Барак. Раньше здесь стояли лошади. Теперь он стал убежищем человека. Во всю длину деревянные нары. В два этажа. Тонкий слой старой соломы. И — вповалку. Десять, двенадцать, шестнадцать человек, вплотную друг к другу.
Утоптанный глиняный пол. Железная печурка в углу. И — все. На нарах спят, едят, отдыхают. Кроме них, в помещении остается ровно столько места, чтобы можно было встать. Окон нет. Да и зачем?
Работа вручную, на песке и воде — с четырех часов утра до темноты. У печи — шестнадцать часов. На копке — тоже с рассвета и до поры, пока темнота не скроет рыжие ямы. Потом уж тебе все равно, спать ли на голых досках или на кровати. И не почувствуешь. Сон наваливается внезапно, как груда глины. Обволакивает густой грязью. Ничего, что тесно. Переворачиваться с боку на бок не приходится, потому что тотчас же и вставать пора.

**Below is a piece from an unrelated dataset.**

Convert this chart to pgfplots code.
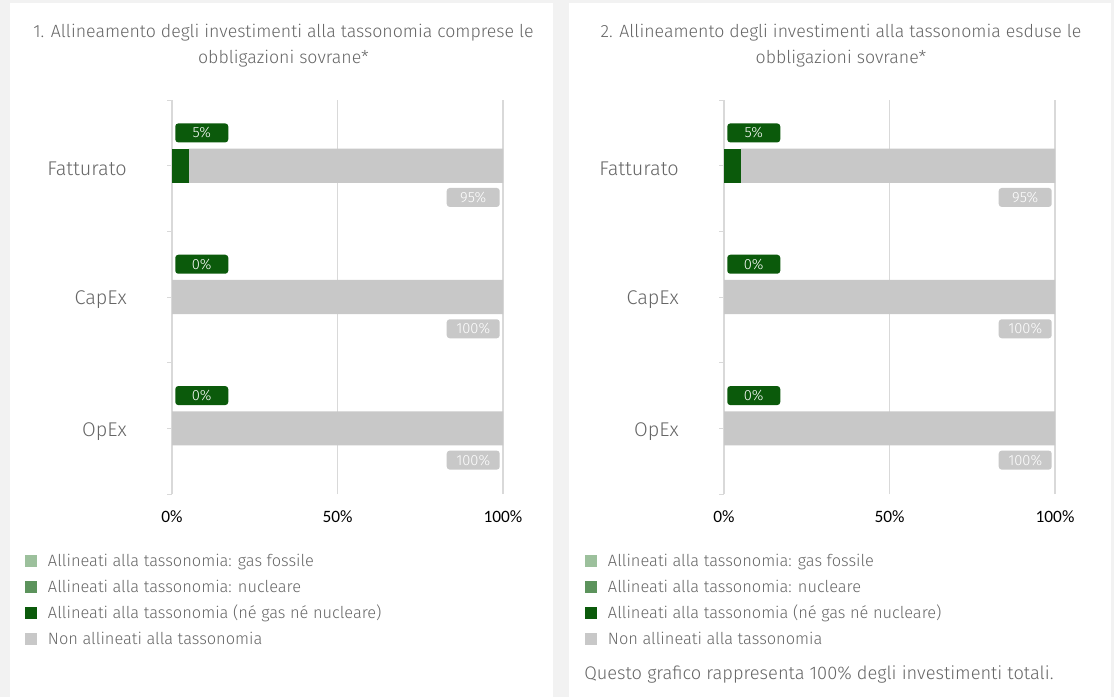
\documentclass[border=0pt]{standalone}
\usepackage{pgfplots}
\usepackage{pgfplotstable}
\pgfplotsset{compat=1.18}
\usepackage{fontspec}
\setmainfont{Fira Sans Light}
\newfontfamily\tickfont{Carlito}
\definecolor{pagebg}{HTML}{F2F2F2}
\definecolor{dkgreen}{HTML}{0B5A0B}
\definecolor{midgreen}{HTML}{5C935C}
\definecolor{ltgreen}{HTML}{9CC09C}
\definecolor{barGrey}{HTML}{C8C8C8}
\definecolor{txtgrey}{HTML}{666666}
\definecolor{gridgrey}{HTML}{D9D9D9}

\pgfplotstableread{
cat gas nuc aligned notaligned
2.5 0 0 5 95
1.5 0 0 0 100
0.5 0 0 0 100
}\dataA
\pgfplotstableread{
cat gas nuc aligned notaligned
2.5 0 0 5 95
1.5 0 0 0 100
0.5 0 0 0 100
}\dataB

\tikzset{
  lbl/.style={rounded corners=2.25pt, inner sep=0pt, minimum width=39.75pt, minimum height=14.25pt,
    text=white, font=\fontsize{11}{11}\selectfont},
}
\pgfplotsset{
  panel/.style={
    xbar stacked,
    scale only axis,
    width=248.25pt, height=295.5pt,
    xmin=0, xmax=100, ymin=0, ymax=3,
    bar width=0.26,
    axis line style={draw=none},
    xtick={0,50,100},
    xticklabels={0\%,50\%,100\%},
    xticklabel style={font=\tickfont\fontsize{13}{13}\selectfont, text=black, inner sep=0pt, yshift=-8.6pt},
    xtick style={draw=none},
    xmajorgrids,
    major grid style={gridgrey, line width=1.1pt},
    ytick={0.5,1.5,2.5},
    yticklabels={OpEx,CapEx,Fatturato},
    minor ytick={0,1,2,3},
    ytick pos=left,
    tick align=outside,
    major tick length=3.75pt,
    minor tick length=3.75pt,
    every tick/.style={gridgrey, line width=0.75pt},
    yticklabel style={font=\fontsize{14.9}{14.9}\selectfont, text=txtgrey, inner sep=0pt, xshift=-30pt, yshift=-2.25pt},
    legend style={anchor=north west, draw=none, fill=none, inner sep=0pt, outer sep=0pt,
      font=\fontsize{12.3}{12.3}\selectfont, text=txtgrey, row sep=7.7pt, column sep=8.25pt,
      cells={anchor=base west},
      nodes={inner sep=0pt, text height=8.8pt, text depth=3pt}},
    legend image code/.code={\fill[##1] (0pt,-0.3pt) rectangle (9pt,8.7pt);},
    every axis plot/.append style={draw=none},
  },
}

\begin{document}
\begin{tikzpicture}
\fill[pagebg] (0pt,0pt) rectangle (835.5pt,-522.75pt);
\fill[white] (7.5pt,-2.25pt) rectangle (414.75pt,-522.75pt);
\fill[white] (426.75pt,-2.25pt) rectangle (833.25pt,-522.75pt);

% left panel
\begin{axis}[panel, at={(129pt,-370.5pt)}, anchor=south west,
  legend style={at={(-0.4441,-0.154)}}]
  \addplot[fill=ltgreen] table[x=gas, y=cat]{\dataA};
  \addlegendentry{Allineati alla tassonomia: gas fossile}
  \addplot[fill=midgreen] table[x=nuc, y=cat]{\dataA};
  \addlegendentry{Allineati alla tassonomia: nucleare}
  \addplot[fill=dkgreen] table[x=aligned, y=cat]{\dataA};
  \addlegendentry{Allineati alla tassonomia (né gas né nucleare)}
  \addplot[fill=barGrey] table[x=notaligned, y=cat]{\dataA};
  \addlegendentry{Non allineati alla tassonomia}
  \node[lbl, fill=dkgreen, anchor=south west, xshift=2.25pt, yshift=17.25pt] at (axis cs:0,2.5) {5\%};
  \node[lbl, fill=dkgreen, anchor=south west, xshift=2.25pt, yshift=17.25pt] at (axis cs:0,1.5) {0\%};
  \node[lbl, fill=dkgreen, anchor=south west, xshift=2.25pt, yshift=17.25pt] at (axis cs:0,0.5) {0\%};
  \node[lbl, fill=barGrey, anchor=north east, xshift=-2.25pt, yshift=-16.5pt] at (axis cs:100,2.5) {95\%};
  \node[lbl, fill=barGrey, anchor=north east, xshift=-2.25pt, yshift=-16.5pt] at (axis cs:100,1.5) {100\%};
  \node[lbl, fill=barGrey, anchor=north east, xshift=-2.25pt, yshift=-16.5pt] at (axis cs:100,0.5) {100\%};
\end{axis}

% right panel
\begin{axis}[panel, at={(543pt,-370.5pt)}, anchor=south west,
  legend style={at={(-0.42,-0.154)}}]
  \addplot[fill=ltgreen] table[x=gas, y=cat]{\dataB};
  \addlegendentry{Allineati alla tassonomia: gas fossile}
  \addplot[fill=midgreen] table[x=nuc, y=cat]{\dataB};
  \addlegendentry{Allineati alla tassonomia: nucleare}
  \addplot[fill=dkgreen] table[x=aligned, y=cat]{\dataB};
  \addlegendentry{Allineati alla tassonomia (né gas né nucleare)}
  \addplot[fill=barGrey] table[x=notaligned, y=cat]{\dataB};
  \addlegendentry{Non allineati alla tassonomia}
  \node[lbl, fill=dkgreen, anchor=south west, xshift=2.25pt, yshift=17.25pt] at (axis cs:0,2.5) {5\%};
  \node[lbl, fill=dkgreen, anchor=south west, xshift=2.25pt, yshift=17.25pt] at (axis cs:0,1.5) {0\%};
  \node[lbl, fill=dkgreen, anchor=south west, xshift=2.25pt, yshift=17.25pt] at (axis cs:0,0.5) {0\%};
  \node[lbl, fill=barGrey, anchor=north east, xshift=-2.25pt, yshift=-16.5pt] at (axis cs:100,2.5) {95\%};
  \node[lbl, fill=barGrey, anchor=north east, xshift=-2.25pt, yshift=-16.5pt] at (axis cs:100,1.5) {100\%};
  \node[lbl, fill=barGrey, anchor=north east, xshift=-2.25pt, yshift=-16.5pt] at (axis cs:100,0.5) {100\%};
\end{axis}

\node[align=center, text=txtgrey, font=\fontsize{13.3}{19.5}\selectfont, inner sep=0pt]
  at (212.6pt,-34.6pt) {1. Allineamento degli investimenti alla tassonomia comprese le\\obbligazioni sovrane*};
\node[align=center, text=txtgrey, font=\fontsize{13.3}{19.5}\selectfont, inner sep=0pt]
  at (630.75pt,-34.6pt) {2. Allineamento degli investimenti alla tassonomia esduse le\\obbligazioni sovrane*};
\node[anchor=west, text=txtgrey, font=\fontsize{13.7}{13.7}\selectfont, inner sep=0pt]
  at (438pt,-505.5pt) {Questo grafico rappresenta 100\% degli investimenti totali.};

\pgfresetboundingbox
\path (0pt,0pt) rectangle (835.5pt,-522.75pt);
\end{tikzpicture}
\end{document}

В субботу получка. Лавка поблизости. Можно купить все, на что только хватит средств.
У Щепана двое детей. Ему повезло — работают и он и жена. В субботу получка у обоих.
Лавочник долго подсчитывает.
Четыре кило картошки… кило круп… буханка хлеба… в воскресенье четверть фунта сала… кишки с кашей…
Этот перечень растягивается в ушах Щепана в бесконечность. Четыре кило картошки, кило круп и — словно кровавый упрек — в воскресенье четверть фунта сала. Оба с женой кладут на прилавок всю свою получку.